Mestre do terror, rainha do suspense, princesa do calafrio. Títulos e honrarias atribuídas a Shirley Jackson (1916-1965), escritora que, em “Sempre Vivemos no Castelo” (Cavalo de Ferro, 2023 – reedição), nos serve uma história que é como ver as Virgens Suicidas serem alimentadas a cianeto por via intravenosa – e que mostra que o terror pode ser tão extravagante quanto um desfile de moda.
Depois da morte por envenenamento, a família Blackwood – ou o que resta dela – vive em reclusão num castelo, longe da hostilidade dos habitantes da cidade, apenas visitando a urbe para a compra rápida de víveres, onde a cada visita relâmpago reencontra a culpa sussurrada.
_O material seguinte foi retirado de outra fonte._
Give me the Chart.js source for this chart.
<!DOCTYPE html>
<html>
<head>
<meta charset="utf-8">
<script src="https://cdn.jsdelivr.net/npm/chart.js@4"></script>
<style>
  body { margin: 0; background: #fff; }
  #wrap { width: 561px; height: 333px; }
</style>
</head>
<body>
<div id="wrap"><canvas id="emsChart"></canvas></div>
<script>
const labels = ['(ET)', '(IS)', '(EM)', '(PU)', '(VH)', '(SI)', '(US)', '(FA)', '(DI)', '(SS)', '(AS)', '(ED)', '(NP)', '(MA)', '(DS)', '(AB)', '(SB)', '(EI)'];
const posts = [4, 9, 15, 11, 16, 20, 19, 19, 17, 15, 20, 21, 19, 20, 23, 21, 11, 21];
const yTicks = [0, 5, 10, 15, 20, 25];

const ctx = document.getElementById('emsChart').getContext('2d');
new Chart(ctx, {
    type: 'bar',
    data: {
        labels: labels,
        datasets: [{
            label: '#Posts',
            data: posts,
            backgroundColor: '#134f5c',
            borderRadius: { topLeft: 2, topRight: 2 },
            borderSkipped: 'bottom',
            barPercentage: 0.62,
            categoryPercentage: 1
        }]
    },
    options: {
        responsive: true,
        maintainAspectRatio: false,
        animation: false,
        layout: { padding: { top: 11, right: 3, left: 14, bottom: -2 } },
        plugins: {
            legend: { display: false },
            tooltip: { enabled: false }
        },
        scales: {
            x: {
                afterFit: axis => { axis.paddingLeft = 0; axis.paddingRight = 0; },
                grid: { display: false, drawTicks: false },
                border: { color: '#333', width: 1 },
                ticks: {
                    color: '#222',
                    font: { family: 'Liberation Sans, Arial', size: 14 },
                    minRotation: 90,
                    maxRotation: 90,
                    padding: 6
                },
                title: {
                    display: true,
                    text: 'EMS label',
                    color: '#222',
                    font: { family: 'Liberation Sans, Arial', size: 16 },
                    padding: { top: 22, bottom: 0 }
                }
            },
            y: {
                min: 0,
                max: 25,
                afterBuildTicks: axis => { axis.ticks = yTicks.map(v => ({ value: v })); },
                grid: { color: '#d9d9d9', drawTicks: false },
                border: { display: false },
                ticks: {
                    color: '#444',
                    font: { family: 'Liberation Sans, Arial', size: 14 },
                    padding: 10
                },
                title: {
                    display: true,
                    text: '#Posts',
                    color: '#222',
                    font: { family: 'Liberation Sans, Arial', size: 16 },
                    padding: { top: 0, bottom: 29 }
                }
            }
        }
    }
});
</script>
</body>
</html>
Na altura da tragédia, as suspeitas recaíram sobre Constance, uma das filhas, que se viu ilibada, “não apenas do acto, mas também da intenção”. Uma tragédia que terá passado por um açucareiro mal lavado e uma aranha com tiques de diabética, mas que por esta altura é águas passadas (ou nem por isso).
Para além de Constance, o castelo é habitado por um curto mas tresloucado universo familiar (além de um gato com nome bíblico): o inválido tio Julian que, depois do festim açucareiro, perdeu pelo menos um parafuso, e que decidiu escrever um livro sobre o dia fatídico – que vai protegendo com unhas e dentes; ou Merricat, uma adolescente aparente ingénua mas decididamente invulgar, que acredita em estranhos fenómenos, palavras mágicas e que antevê que os bons dias estão a chegar ao fim: “Todos os augúrios falavam de uma mudança”.
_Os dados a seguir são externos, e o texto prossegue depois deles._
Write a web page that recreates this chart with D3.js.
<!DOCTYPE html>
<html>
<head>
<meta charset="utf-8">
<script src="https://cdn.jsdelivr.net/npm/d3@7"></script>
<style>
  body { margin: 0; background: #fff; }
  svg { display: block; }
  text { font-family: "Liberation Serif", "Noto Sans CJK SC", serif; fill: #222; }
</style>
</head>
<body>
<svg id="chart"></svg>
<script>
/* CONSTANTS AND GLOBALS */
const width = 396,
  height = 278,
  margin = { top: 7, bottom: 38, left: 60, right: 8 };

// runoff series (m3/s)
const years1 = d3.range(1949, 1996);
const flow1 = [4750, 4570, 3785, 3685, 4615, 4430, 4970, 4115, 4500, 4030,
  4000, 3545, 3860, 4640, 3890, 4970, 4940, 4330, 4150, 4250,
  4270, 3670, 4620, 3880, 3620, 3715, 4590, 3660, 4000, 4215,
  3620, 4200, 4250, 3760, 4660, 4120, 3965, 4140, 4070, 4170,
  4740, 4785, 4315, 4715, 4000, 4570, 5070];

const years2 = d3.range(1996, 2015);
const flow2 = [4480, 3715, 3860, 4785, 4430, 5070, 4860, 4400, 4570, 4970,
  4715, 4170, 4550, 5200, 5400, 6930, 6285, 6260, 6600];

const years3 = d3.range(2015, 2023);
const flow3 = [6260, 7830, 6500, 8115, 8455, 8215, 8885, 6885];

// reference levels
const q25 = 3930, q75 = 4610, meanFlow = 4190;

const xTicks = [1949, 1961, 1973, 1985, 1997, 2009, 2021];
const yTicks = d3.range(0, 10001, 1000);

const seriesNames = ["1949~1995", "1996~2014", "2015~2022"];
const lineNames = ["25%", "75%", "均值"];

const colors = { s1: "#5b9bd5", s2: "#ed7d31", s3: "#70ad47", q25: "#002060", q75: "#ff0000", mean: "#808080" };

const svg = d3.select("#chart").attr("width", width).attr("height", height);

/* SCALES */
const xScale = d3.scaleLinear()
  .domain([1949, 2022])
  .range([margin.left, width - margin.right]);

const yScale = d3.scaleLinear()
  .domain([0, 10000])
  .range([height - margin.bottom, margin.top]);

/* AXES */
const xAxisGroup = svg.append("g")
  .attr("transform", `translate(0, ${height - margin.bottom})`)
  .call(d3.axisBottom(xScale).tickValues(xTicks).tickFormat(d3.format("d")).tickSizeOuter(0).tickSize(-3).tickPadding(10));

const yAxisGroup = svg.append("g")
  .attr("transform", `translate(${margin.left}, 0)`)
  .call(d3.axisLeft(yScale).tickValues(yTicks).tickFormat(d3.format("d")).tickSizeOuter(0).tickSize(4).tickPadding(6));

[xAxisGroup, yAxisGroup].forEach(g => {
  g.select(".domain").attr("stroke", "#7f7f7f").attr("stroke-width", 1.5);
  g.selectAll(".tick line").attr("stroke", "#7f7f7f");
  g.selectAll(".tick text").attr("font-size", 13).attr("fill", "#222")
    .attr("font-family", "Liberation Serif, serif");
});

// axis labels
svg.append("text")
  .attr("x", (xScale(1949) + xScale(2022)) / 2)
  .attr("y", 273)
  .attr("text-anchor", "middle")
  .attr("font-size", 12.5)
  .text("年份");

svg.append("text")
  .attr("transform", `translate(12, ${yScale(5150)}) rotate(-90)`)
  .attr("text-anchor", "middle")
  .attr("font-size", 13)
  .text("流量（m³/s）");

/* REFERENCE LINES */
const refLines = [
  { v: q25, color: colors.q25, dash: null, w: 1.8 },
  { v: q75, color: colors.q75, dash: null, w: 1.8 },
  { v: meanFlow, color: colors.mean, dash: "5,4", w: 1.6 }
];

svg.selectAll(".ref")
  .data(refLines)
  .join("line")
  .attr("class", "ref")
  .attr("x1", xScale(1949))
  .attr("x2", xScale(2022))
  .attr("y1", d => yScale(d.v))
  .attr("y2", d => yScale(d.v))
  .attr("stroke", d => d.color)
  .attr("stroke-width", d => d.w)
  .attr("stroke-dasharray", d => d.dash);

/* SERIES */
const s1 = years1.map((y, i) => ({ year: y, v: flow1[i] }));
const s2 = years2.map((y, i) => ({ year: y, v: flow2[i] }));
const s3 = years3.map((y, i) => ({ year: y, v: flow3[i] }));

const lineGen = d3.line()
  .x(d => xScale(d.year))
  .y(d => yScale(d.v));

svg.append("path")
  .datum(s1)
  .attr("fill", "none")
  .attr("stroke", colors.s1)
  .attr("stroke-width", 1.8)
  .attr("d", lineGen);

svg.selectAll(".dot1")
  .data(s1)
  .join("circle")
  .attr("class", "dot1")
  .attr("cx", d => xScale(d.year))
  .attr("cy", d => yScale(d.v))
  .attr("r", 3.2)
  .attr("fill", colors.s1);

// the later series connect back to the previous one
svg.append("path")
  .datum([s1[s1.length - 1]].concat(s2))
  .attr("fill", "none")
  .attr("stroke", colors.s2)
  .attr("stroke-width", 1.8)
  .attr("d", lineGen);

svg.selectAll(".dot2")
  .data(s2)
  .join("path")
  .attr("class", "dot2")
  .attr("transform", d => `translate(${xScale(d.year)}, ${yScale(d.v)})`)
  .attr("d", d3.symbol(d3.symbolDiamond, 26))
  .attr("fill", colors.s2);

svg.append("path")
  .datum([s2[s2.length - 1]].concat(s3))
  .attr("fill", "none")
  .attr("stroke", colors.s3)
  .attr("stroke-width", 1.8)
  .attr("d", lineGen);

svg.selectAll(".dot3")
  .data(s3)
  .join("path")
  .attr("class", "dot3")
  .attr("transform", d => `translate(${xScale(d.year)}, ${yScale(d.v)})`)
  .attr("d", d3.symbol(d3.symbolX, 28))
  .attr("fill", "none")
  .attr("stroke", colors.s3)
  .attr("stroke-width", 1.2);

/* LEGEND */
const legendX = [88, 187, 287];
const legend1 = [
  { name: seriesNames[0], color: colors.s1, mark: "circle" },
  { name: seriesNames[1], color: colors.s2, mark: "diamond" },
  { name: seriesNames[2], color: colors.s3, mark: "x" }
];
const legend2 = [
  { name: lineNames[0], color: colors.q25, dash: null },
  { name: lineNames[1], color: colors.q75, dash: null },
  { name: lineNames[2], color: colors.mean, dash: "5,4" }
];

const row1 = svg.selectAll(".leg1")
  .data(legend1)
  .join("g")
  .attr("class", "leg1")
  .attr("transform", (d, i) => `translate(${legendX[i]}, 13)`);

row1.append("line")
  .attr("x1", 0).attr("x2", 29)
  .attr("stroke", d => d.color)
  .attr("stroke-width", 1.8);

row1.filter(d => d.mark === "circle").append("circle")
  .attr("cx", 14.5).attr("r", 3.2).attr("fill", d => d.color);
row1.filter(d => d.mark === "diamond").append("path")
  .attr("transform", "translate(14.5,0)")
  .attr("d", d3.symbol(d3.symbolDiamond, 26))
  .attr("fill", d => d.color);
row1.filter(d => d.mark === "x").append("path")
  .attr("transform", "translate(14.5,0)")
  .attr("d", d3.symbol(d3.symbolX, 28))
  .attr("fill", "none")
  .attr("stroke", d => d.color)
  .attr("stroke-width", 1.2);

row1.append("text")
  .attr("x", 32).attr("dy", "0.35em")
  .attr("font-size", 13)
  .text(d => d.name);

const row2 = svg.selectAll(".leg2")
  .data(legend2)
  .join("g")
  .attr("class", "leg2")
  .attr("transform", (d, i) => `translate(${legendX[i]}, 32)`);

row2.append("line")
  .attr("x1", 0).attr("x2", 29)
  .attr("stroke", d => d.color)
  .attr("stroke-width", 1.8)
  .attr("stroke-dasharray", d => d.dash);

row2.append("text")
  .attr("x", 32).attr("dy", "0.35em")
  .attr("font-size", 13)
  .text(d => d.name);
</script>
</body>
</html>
A previsão começa a desenhar-se com a chegada do primo Charles, que a impotente narradora sabe ser má peça: “Eu já sabia que ele era um dos maus; vira o seu rosto por instantes e ele era um dos maus, aqueles que dão a volta à casa, a tentar entrar, a olhar pelas janelas, a puxar e a espreitar e a roubar recordações”. A partir da chegada de Charles, que se vai instalando como um pequeno ditador, a família Blackwood será obrigada a revisitar o seu momento mais negro.
Shirley Jackson cozinha um thriller em lume brando que termina com fogo-de-artifício negro, num olhar cáustico sobre a família, a vizinhança e as sempre tramadas relações humanas. Os tremores, esses, aumentam de intensidade a cada virar de página, e irão permanecer com o leitor mesmo depois de perceber que não há qualquer corrente de ar a atravessar a sua casa.